Search code examples
clex

what should the output of a lexer be in c?


#include<stdio.h>

int main()
{
  int a,b;
  a=a+b;
  printf("%d",a);
return 0;
}

what should be the output if this code is passed through a lexer


Solution

  • the lexer just tokenizes the stream to turn a stream of characters into a stream of tokens (that will be parsed with a parser later to obtain a full syntax tree). For your example you would obtain something like:

    #include <stdio.h> (this is handled by preprocessor, not by lexer so it wouldn't exist)
    
    int KEYWORD
    main IDENTIFIER
    ( LPAR
    ) RPAR
    { LBRACE
    int KEYWORD
    a IDENT
    , COMMA
    b IDENT
    ; SEMICOL
    a IDENT
    = ASSIGN
    a IDENT
    + PLUS
    b IDENT
    ; SEMICOL
    printf IDENT
    ( LPAR
    "%d" STRING
    , COMMA
    a IDENT
    ) RPAR
    ; SEMICOL
    return RETURN_KEYWORD
    0 INTEGER
    ; SEMICOL
    } RBRACE
    

    Of course a lexer by itself can't do much, it can just split the source into smallest elements possible, checking for syntax errors (like misspelled keywords).
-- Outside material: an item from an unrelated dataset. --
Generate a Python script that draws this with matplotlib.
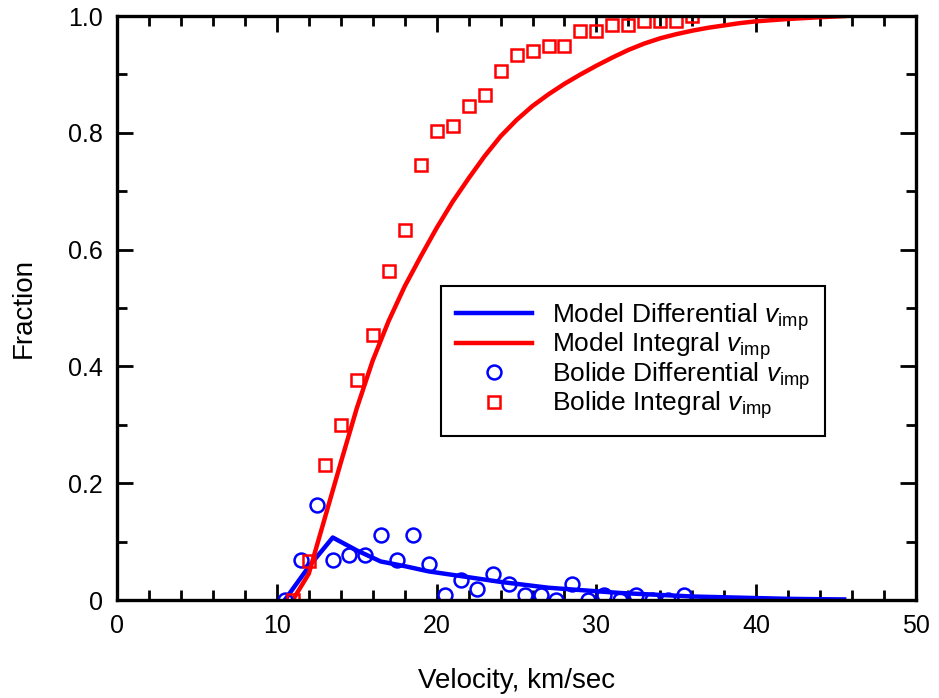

You will need something that will combine them to give them a semantic meaning.

    Just a side note: some lexers like to group similar kinds of tokens in just one (for example a KEYWORD token that contains all keywords) using a parameter associated with it, while others have a different token for every one like RETURN_KEYWORK, IF_KEYWORD and so on..